I’ve already thanked the church staff personally, but I wanted to say a special and public thank you to Kathy and Ken. Kathy, Kathy, Kathy. It is an extraordinary calling to be a pastor’s pastoral counselor. Our conversations have been holy moments for me. And Ken . . . you’ve been my colleague for six years, my pastor for twelve years, and my friend for longer than I can remember. I can never repay you for what you’ve given to me. You and your family—Kay, Seth, Nathan, and Caroline, I don’t know what else to say other than, “we love you.” I have a collection of Walt Disney World pins in my office. I pick one up each time I go. Each one holds a very specific meaning. I’ve never given any of them away, but I did last week. I gave Ken a pin that had Walt Disney and Mickey Mouse together over the word, “Partners.” It was too perfect to keep. What better symbol of our ministry together than an old man and a half-clothed rodent together holding hands.
They never taught me in seminary how to preach a last sermon. This is one of the few times in my life that I’m not quite sure what to say, which is why I chose some of the Apostle Paul’s words because kind of preaches for you, in a way. Someone asked me what I was going to say in my last sermon. I said, “Well, I hope it’s not my last sermon,” but if this is my last sermon I would say this:
Who will separate us from the love of Christ?

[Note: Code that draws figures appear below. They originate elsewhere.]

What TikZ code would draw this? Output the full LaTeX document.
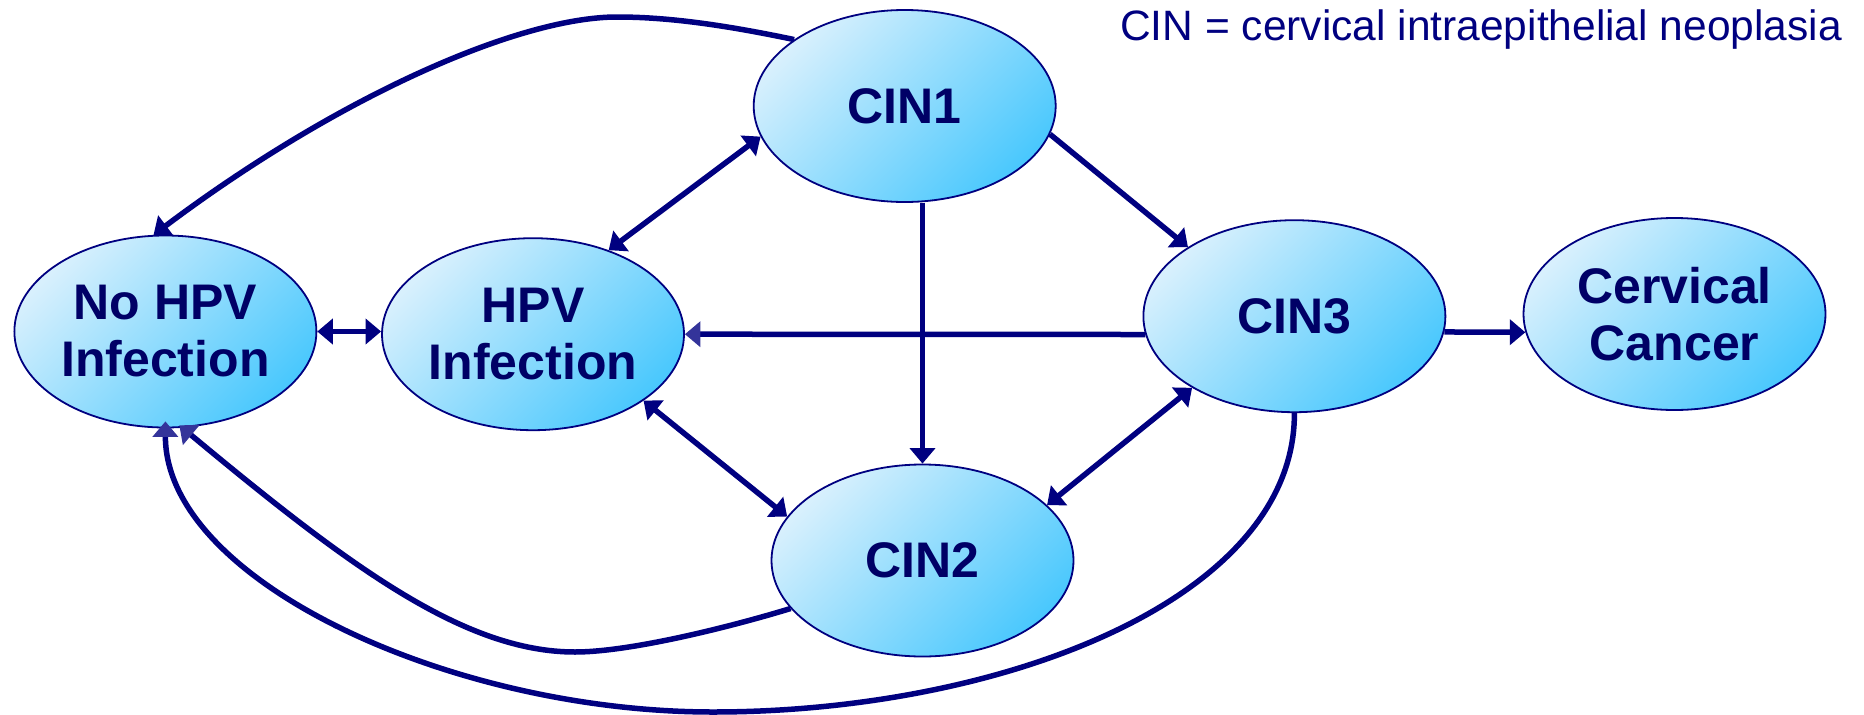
\documentclass[tikz,border=0pt]{standalone}
\usepackage{fontspec}
\setmainfont{Liberation Sans}
\usetikzlibrary{shapes.geometric,arrows.meta}

\definecolor{linenavy}{RGB}{0,0,128}
\definecolor{textnavy}{RGB}{0,0,102}
\definecolor{tipblue}{RGB}{52,52,154}
\definecolor{filllight}{RGB}{216,240,253}
\definecolor{filldark}{RGB}{74,200,253}

\tikzset{
  state/.style={ellipse, draw=linenavy, line width=1.8pt,
    top color=filllight, bottom color=filldark, shading angle=45,
    minimum width=302pt, minimum height=192pt, inner sep=0pt,
    align=center, text=textnavy,
    font=\fontsize{50}{57}\selectfont\bfseries},
  link/.style={draw=linenavy, line width=5.5pt,
    -{Triangle[length=15.5pt,width=25pt]}},
  both/.style={link, {Triangle[length=15.5pt,width=25pt]}-{Triangle[length=15.5pt,width=25pt]}},
  tiplight/.style={-{Triangle[length=15.5pt,width=25pt,color=tipblue]}},
}

\begin{document}
\begin{tikzpicture}[x=1pt,y=-1pt]
\useasboundingbox (0,0) rectangle (1864,715);

% states
\node[state] (noh)  at (165.4,331.5) {No HPV\\Infection};
\node[state] (hpv)  at (533,334.2)   {HPV\\Infection};
\node[state] (cin1) at (904.7,106)   {CIN1};
\node[state] (cin3) at (1294.4,316.2) {CIN3};
\node[state] (cc)   at (1674.5,314)  {Cervical\\Cancer};
\node[state] (cin2) at (922.5,560.5) {CIN2};

% legend
\node[anchor=base west, inner sep=0pt, text=linenavy,
      font=\fontsize{42.5}{48}\selectfont] (legend) at (1120,40.7)
      {CIN = cervical intraepithelial neoplasia};

% transitions
\draw[link] (cin1.149) .. controls (720,24) and (665,17) .. (617,17)
            .. controls (520,17) and (340,95) .. (noh.97);
\draw[both] (hpv.48) -- (cin1.192);
\draw[both] (noh.east) -- (noh.east -| hpv.west);
\draw[link, tiplight] (cin3.187) -- (hpv.east);
\draw[link] (cin2.north |- cin1.south) -- (cin2.north);
\draw[link] (cin1.-11) -- (cin3.147);
\draw[link] (cin3.-6) -- (cc.187);
\draw[both] (cin3.215) -- (cin2.24);
\draw[both] (hpv.-31) -- (cin2.162);
\draw[link, tiplight, shorten >=-4pt] (cin2.200)
            .. controls (730,627) and (630,652) .. (575,652)
            .. controls (465,652) and (351,568) .. (noh.-80);
\draw[link, tiplight, shorten >=-7pt] (cin3.south)
            .. controls (1295,600) and (1000,712) .. (713,712)
            .. controls (450,712) and (165,580) .. (noh.south);
\end{tikzpicture}
\end{document}
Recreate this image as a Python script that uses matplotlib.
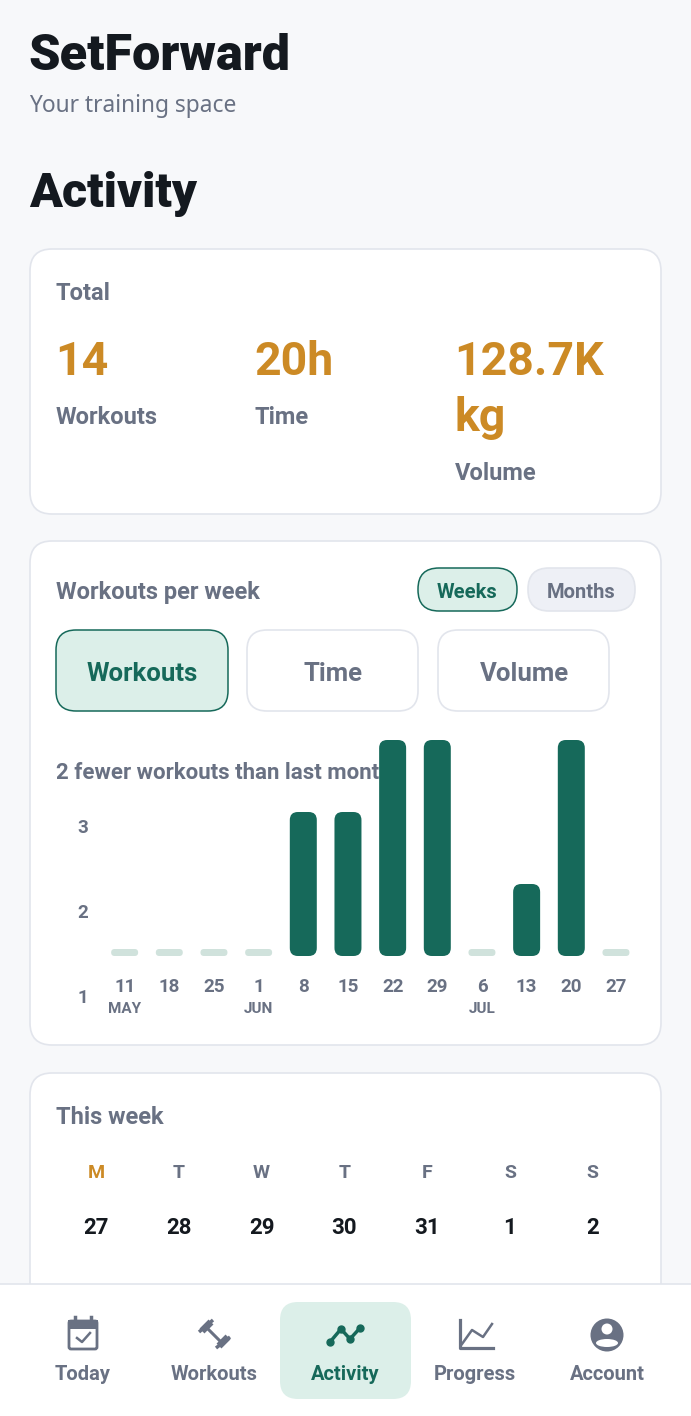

Will hardship, or distress, or persecution, or famine
Or nakedness or peril or sword?
As it is written—For your sake we are being killed all day long;
We are accounted as sheep to be slaughtered
No, in all things we are more than conquerors
Through him who loved us.
For I am convinced that neither death, nor life,
Nor angels nor rulers,
Nor things present, nor things to come
Nor powers nor height nor depth,
[Nor moving to a new faith community]
nor anything else in all creation, will be able to separate us from the love of God in Christ Jesus our Lord.